Have you ever heard yourself and/or someone else complaining about someone (or a group of people), saying, “I don’t understand how [people/persons] can [take action/make decision/etc].” There are two interesting things about this statement. First, it is saying you don’t/can’t empathize with this person in this situation. Second, there’s often a feeling of pride that goes along with it.
I make the argument that, if you can’t understand how someone made a decision, took an action, etc, this is a failure to empathize. To the extent that you want to understand the situation, this is a failure on your part. It’s not someone else’s responsibility to help you understand how they feel, and why they took a specific action. If you are someone who places value on understanding a situation fully, you can only do that through empathy. Empathy requires no sympathy and absolutely no agreement, it only requires that you can understand and feelings of another person in a meaningful way.

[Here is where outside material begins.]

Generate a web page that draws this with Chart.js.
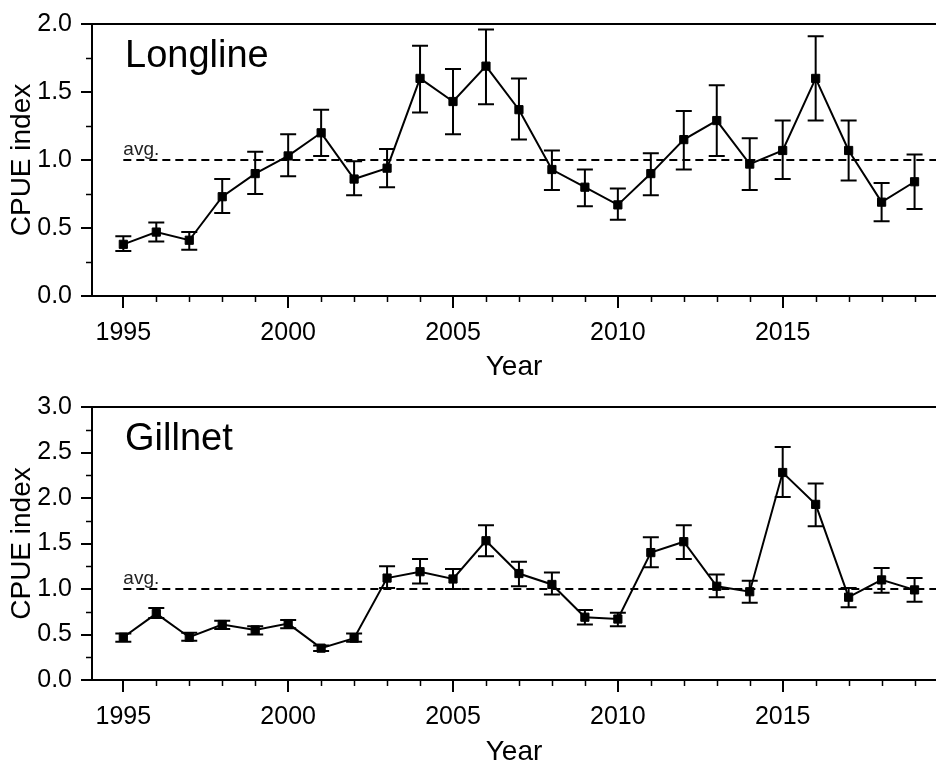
<!DOCTYPE html>
<html>
<head>
<meta charset="utf-8">
<title>CPUE index - Longline / Gillnet</title>
<script src="https://cdn.jsdelivr.net/npm/chart.js@4.4.1/dist/chart.umd.min.js"></script>
<style>
  html, body { margin: 0; padding: 0; background: #fff; overflow: hidden; }
  canvas { display: block; }
</style>
</head>
<body>
<canvas id="longlineChart" width="936" height="383"></canvas>
<canvas id="gillnetChart" width="936" height="383"></canvas>
<script>
// data
const years = [1995, 1996, 1997, 1998, 1999, 2000, 2001, 2002, 2003, 2004, 2005, 2006,
               2007, 2008, 2009, 2010, 2011, 2012, 2013, 2014, 2015, 2016, 2017, 2018, 2019];

const longlineIndex = [0.38, 0.47, 0.41, 0.73, 0.90, 1.03, 1.20, 0.86, 0.94, 1.60, 1.43, 1.69,
                       1.37, 0.93, 0.80, 0.67, 0.90, 1.15, 1.29, 0.97, 1.07, 1.60, 1.07, 0.69, 0.84];
const longlineLower = [0.33, 0.40, 0.34, 0.61, 0.75, 0.88, 1.03, 0.74, 0.80, 1.35, 1.19, 1.41,
                       1.15, 0.78, 0.66, 0.56, 0.74, 0.93, 1.03, 0.78, 0.86, 1.29, 0.85, 0.55, 0.64];
const longlineUpper = [0.44, 0.54, 0.47, 0.86, 1.06, 1.19, 1.37, 0.99, 1.08, 1.84, 1.67, 1.96,
                       1.60, 1.07, 0.93, 0.79, 1.05, 1.36, 1.55, 1.16, 1.29, 1.91, 1.29, 0.83, 1.04];

const gillnetIndex = [0.47, 0.73, 0.47, 0.61, 0.55, 0.62, 0.35, 0.46, 1.12, 1.19, 1.11, 1.53,
                      1.17, 1.05, 0.69, 0.67, 1.40, 1.52, 1.03, 0.97, 2.28, 1.93, 0.91, 1.10, 0.99];
const gillnetLower = [0.42, 0.68, 0.43, 0.56, 0.50, 0.57, 0.32, 0.42, 1.01, 1.06, 1.00, 1.36,
                      1.03, 0.94, 0.61, 0.59, 1.24, 1.33, 0.91, 0.85, 2.01, 1.69, 0.80, 0.96, 0.86];
const gillnetUpper = [0.51, 0.79, 0.52, 0.65, 0.59, 0.66, 0.38, 0.51, 1.25, 1.33, 1.22, 1.70,
                      1.30, 1.18, 0.77, 0.74, 1.57, 1.70, 1.16, 1.09, 2.56, 2.16, 1.01, 1.23, 1.12];

const avgLevel = 1.0;
const xTickLabels = [1995, 2000, 2005, 2010, 2015];
const longlineYTicks = [0.0, 0.5, 1.0, 1.5, 2.0];
const gillnetYTicks = [0.0, 0.5, 1.0, 1.5, 2.0, 2.5, 3.0];

const FONT = '"Liberation Sans", Arial, Helvetica, sans-serif';
const X_MIN = 1994.05, X_MAX = 2019.65;

// vertical error bars with caps, drawn under the line and markers
const errorBarPlugin = {
    id: "errorBars",
    beforeDatasetsDraw(chart, args, opts) {
        const { ctx, scales: { x, y } } = chart;
        ctx.save();
        ctx.strokeStyle = "#000";
        ctx.lineWidth = 2;
        opts.lower.forEach((lo, i) => {
            const px = x.getPixelForValue(years[i]);
            const yLo = y.getPixelForValue(lo);
            const yHi = y.getPixelForValue(opts.upper[i]);
            ctx.beginPath();
            ctx.moveTo(px, yLo); ctx.lineTo(px, yHi);
            ctx.moveTo(px - 8, yLo); ctx.lineTo(px + 8, yLo);
            ctx.moveTo(px - 8, yHi); ctx.lineTo(px + 8, yHi);
            ctx.stroke();
        });
        ctx.restore();
    }
};

// top frame line, minor ticks and the text inside the panel
const decorPlugin = {
    id: "decor",
    afterDraw(chart, args, opts) {
        const { ctx, chartArea, scales: { x, y } } = chart;
        ctx.save();
        ctx.strokeStyle = "#000";
        ctx.lineWidth = 2;
        ctx.beginPath();
        ctx.moveTo(chartArea.left - 1, chartArea.top);
        ctx.lineTo(chartArea.right, chartArea.top);
        ctx.stroke();

        // minor ticks
        ctx.lineWidth = 1.5;
        ctx.beginPath();
        years.forEach(yr => {
            if (xTickLabels.includes(yr)) return;
            const px = Math.round(x.getPixelForValue(yr)) + 0.5;
            ctx.moveTo(px, chartArea.bottom);
            ctx.lineTo(px, chartArea.bottom + 6);
        });
        for (let i = 0; i < opts.yTicks.length - 1; i++) {
            const v = (opts.yTicks[i] + opts.yTicks[i + 1]) / 2;
            const py = Math.round(y.getPixelForValue(v)) + 0.5;
            ctx.moveTo(chartArea.left, py);
            ctx.lineTo(chartArea.left - 6, py);
        }
        ctx.stroke();

        // panel name
        ctx.fillStyle = "#000";
        ctx.font = "38px " + FONT;
        ctx.textAlign = "left";
        ctx.textBaseline = "alphabetic";
        ctx.fillText(opts.label, chartArea.left + 33, chartArea.top + 43);

        // avg. label
        ctx.fillStyle = "#222";
        ctx.font = "19px " + FONT;
        ctx.fillText("avg.", x.getPixelForValue(years[0]), y.getPixelForValue(avgLevel) - 5);
        ctx.restore();
    }
};

function makeChart(canvasId, cfg) {
    const ctx = document.getElementById(canvasId).getContext("2d");
    return new Chart(ctx, {
        type: "line",
        data: {
            datasets: [{
                label: cfg.label,
                data: years.map((yr, i) => ({ x: yr, y: cfg.index[i] })),
                borderColor: "#000",
                borderWidth: 2,
                backgroundColor: "#000",
                pointStyle: "rect",
                pointRadius: 5.8,
                pointBorderWidth: 1,
                tension: 0,
                order: 0
            }, {
                label: "avg.",
                data: [{ x: years[0], y: avgLevel }, { x: X_MAX, y: avgLevel }],
                borderColor: "#000",
                borderWidth: 2,
                borderDash: [8, 5],
                pointRadius: 0,
                order: 1
            }]
        },
        options: {
            responsive: false,
            animation: false,
            layout: {
                autoPadding: false,
                padding: { top: cfg.topPad, left: 0, right: 0, bottom: 0 }
            },
            plugins: {
                legend: { display: false },
                tooltip: { enabled: false },
                errorBars: { lower: cfg.lower, upper: cfg.upper },
                decor: { label: cfg.label, yTicks: cfg.yTicks }
            },
            scales: {
                x: {
                    type: "linear",
                    min: X_MIN,
                    max: X_MAX,
                    afterBuildTicks: scale => { scale.ticks = years.map(v => ({ value: v })); },
                    afterFit: scale => {
                        scale.height = cfg.xHeight;
                        scale.paddingLeft = 0;
                        scale.paddingRight = 0;
                    },
                    ticks: {
                        autoSkip: false,
                        maxRotation: 0,
                        padding: 10,
                        color: "#000",
                        font: { family: FONT, size: 25 },
                        callback: v => xTickLabels.includes(v) ? String(v) : ""
                    },
                    grid: {
                        drawOnChartArea: false,
                        drawTicks: true,
                        tickLength: 12,
                        lineWidth: 2,
                        tickColor: c => (c.tick && xTickLabels.includes(c.tick.value)) ? "#000" : "rgba(0,0,0,0)"
                    },
                    border: { display: true, color: "#000", width: 2 },
                    title: {
                        display: true,
                        text: "Year",
                        color: "#000",
                        font: { family: FONT, size: 28, lineHeight: 1 },
                        padding: { top: 0, bottom: cfg.titlePad }
                    }
                },
                y: {
                    min: 0,
                    max: cfg.yTicks[cfg.yTicks.length - 1],
                    afterBuildTicks: scale => { scale.ticks = cfg.yTicks.map(v => ({ value: v })); },
                    afterFit: scale => { scale.width = 92; },
                    ticks: {
                        padding: 9,
                        color: "#000",
                        font: { family: FONT, size: 25 },
                        callback: v => v.toFixed(1)
                    },
                    grid: {
                        drawOnChartArea: false,
                        drawTicks: true,
                        tickLength: 11,
                        lineWidth: 2,
                        color: "#000"
                    },
                    border: { display: true, color: "#000", width: 2 },
                    title: {
                        display: true,
                        text: "CPUE index",
                        color: "#000",
                        font: { family: FONT, size: 28, lineHeight: 1 },
                        padding: { top: 8, bottom: 0 }
                    }
                }
            }
        },
        plugins: [errorBarPlugin, decorPlugin]
    });
}

makeChart("longlineChart", {
    label: "Longline",
    index: longlineIndex,
    lower: longlineLower,
    upper: longlineUpper,
    yTicks: longlineYTicks,
    topPad: 17,
    xHeight: 87,
    titlePad: 2
});

makeChart("gillnetChart", {
    label: "Gillnet",
    index: gillnetIndex,
    lower: gillnetLower,
    upper: gillnetUpper,
    yTicks: gillnetYTicks,
    topPad: 19,
    xHeight: 86,
    titlePad: 0
});
</script>
</body>
</html>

The more odd aspect of this statement is the sense of pride that is present. The subtext is, “I could never…, so I don’t understand…” This exposes a condescending attitude that others can perceive. You might keep in mind that while you are judging someone for doing something you’d never do, they could be doing the same to you. This hypocrisy is part of what keeps people divided into groups based on the rules of behavior they find acceptable.
In the end, people just don’t like to be judged. This is the single most significant reason why Donald Trump got elected.